Lectures 2.0: Using online materials to improve off-line courses

The big lecture is an institution in institutions of higher learning. The professor stands at the front of a hall full of students and talks. Sometimes he or she uses slides and sometimes he or she writes on a board. And sometimes, he or she is informative and engaging, but it’s almost always a pretty one way affair with occasional questions posed to the class.1 The experience for students is a lot like watching a good documentary. And that’s the best case scenario. The vast majority of the time, students sit back and absorb the flow or just check out. They don’t get their questions answered or engage constructively with the material. The average professor talks at their students for an hour and a half twice a week and it’s more like a late night infomercial than a documentary.

Now let’s think about seminars. Students read articles and book chapters ahead of time and then gather in a small classroom to discuss the material with the professor and each other. Often there are in-class exercises or even smaller group activities. In general, students report they get more out of these classes.

So why aren’t all classes structured as seminars? First of all, some material (especially introductory material) is more easily presented visually than textually–that’s one reason why Khan Academy is so successful. Seeing someone work through a problem is, for many students, a lot clearer than reading about it in a book. Lecturing allows for this kind of presentation and I believe it complements book learning. The second reason is purely economic: Seminars are expensive. If you have 33-34 students per seminar and you want to teach 100 students, you need three professors. That’s triple what you’d need to teach a 100 person lecture.

Wouldn’t it be great if we could take the best qualities of the lecture and the seminar and combine them in an economically feasible way? We can.

I was asked recently why I am excited to teach an online class this summer. Expanding the reach of my teaching was one reason, but it also gives me the opportunity to put together high quality online materials. This won’t simply be recordings of my hour and half lectures. Instead, it will be 3-5m chunks of Udacity-style video interspersed with questions to make sure students are following along. The video will mostly be me drawing on slides, working through problems, and presenting new concepts.

Here’s my vision: The 100 person class is divided into three separate groups of students. Each week, all students work their way through about 2 hours worth of online interactive video. At the end of the week, I meet with each group for an hour. I answer questions that they still have. I tie the “timeless” online material to current events. I have them work on problems in smaller groups and float between groups helping them as needed.

I think the experience will be clearly better for students, but what about faculty and the administration? This won’t happen unless it’s a Pareto improvement. That is, none of the parties involved can be worse off.

Once the materials are in place, they can be re-used by different professors–this radically reduces the amount of prep time.

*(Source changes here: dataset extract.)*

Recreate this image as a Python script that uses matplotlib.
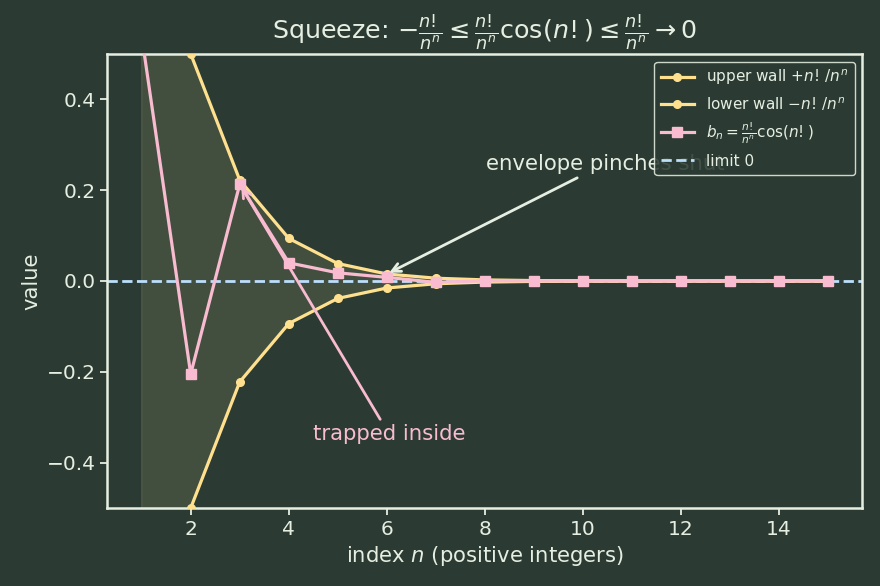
import matplotlib
matplotlib.use("Agg")
import matplotlib.pyplot as plt

n = list(range(1, 16))
upper = [1.0, 0.5, 0.2222, 0.09375, 0.0384, 0.01543, 0.00612, 0.0024, 0.000937,
         0.000363, 0.00014, 0.000054, 0.00002, 0.0000079, 0.000003]
lower = [-v for v in upper]
b_n = [0.54, -0.205, 0.213, 0.040, 0.018, 0.008, -0.003, 0.0005, 0.0002,
       0.0001, 0.0, 0.0, 0.0, 0.0, 0.0]

BG = "#2b3b33"
FG = "#e6eee2"
YEL = "#ffe08f"
PINK = "#f8bbd0"
BLUE = "#bbdefb"

plt.rcParams['font.family'] = ['DejaVu Sans']
fig, ax = plt.subplots(figsize=(8.8, 5.86), dpi=100)
fig.patch.set_facecolor(BG)
ax.set_facecolor(BG)

ax.fill_between(n, lower, upper, color="#b0aa7b", alpha=0.18, linewidth=1.0,
                edgecolor="#b0aa7b", zorder=1)
ax.plot(n, upper, color=YEL, lw=2.3, marker='o', ms=5.5, label=r"upper wall $+n!\,/n^n$", zorder=3)
ax.plot(n, lower, color=YEL, lw=2.3, marker='o', ms=5.5, label=r"lower wall $-n!\,/n^n$", zorder=3)
ax.plot(n, b_n, color=PINK, lw=2.3, marker='s', ms=7.5, label=r"$b_n=\frac{n!}{n^n}\cos(n!)$", zorder=4)
ax.axhline(0, color=BLUE, lw=2.0, ls='--', label="limit 0", zorder=2)

ax.set_ylim(-0.5, 0.5)
ax.set_yticks([-0.4, -0.2, 0.0, 0.2, 0.4])
ax.set_xticks([2, 4, 6, 8, 10, 12, 14])

ax.annotate("envelope pinches shut", xy=(6, upper[5]), xytext=(10.45, 0.258),
            color=FG, fontsize=15.3, ha='center', va='center',
            arrowprops=dict(arrowstyle='->', color=FG, lw=2.0), zorder=5)
ax.annotate("trapped inside", xy=(3, b_n[2]), xytext=(6.05, -0.338),
            color=PINK, fontsize=15.3, ha='center', va='center',
            arrowprops=dict(arrowstyle='->', color=PINK, lw=2.0), zorder=5)

ax.set_title(r"Squeeze: $-\frac{n!}{n^n}\leq\frac{n!}{n^n}\cos(n!)\leq\frac{n!}{n^n}\to 0$",
             color=FG, fontsize=18.3, pad=10)
ax.set_xlabel(r"index $n$ (positive integers)", color=FG, fontsize=15.2)
ax.set_ylabel("value", color=FG, fontsize=15.2)
ax.tick_params(colors=FG, labelsize=14.5, width=1.3, length=5)
for s in ax.spines.values():
    s.set_color(FG)
    s.set_linewidth(1.8)

leg = ax.legend(loc='upper right', fontsize=11, facecolor=BG, edgecolor=FG,
                framealpha=0.88, handlelength=2.2, borderaxespad=0.5)
for t in leg.get_texts():
    t.set_color(FG)
leg.set_zorder(10)

fig.subplots_adjust(left=0.122, right=0.98, top=0.908, bottom=0.133)
fig.savefig("out.png", dpi=100, facecolor=BG)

The class itself should be a lot more fun to teach since the professor can actually have conversations with students and get direct feedback on how well the class is going. If the online materials are high quality (and they should be), the professor doesn’t have to be fantastic to teach an excellent class. Most faculty are not naturally great lecturers, but the small classes give them an opportunity to share their raw intelligence and experience with the material–it’s a much better skill match.

The administration is happy because the same 100 students are getting higher quality education for the same cost. In fact, far more students get to benefit from close contact with big name professors–that makes the institution look good.

What I’m describing is not a totally new idea–It’s a straight-forward application of flipping the classroom. And it’s an idea that gets better and better every day as the education world learns more about what works online and more high quality materials are made publicly available.

  1. Some professors will use clickers to get real-time multiple choice feedback from his or her audience.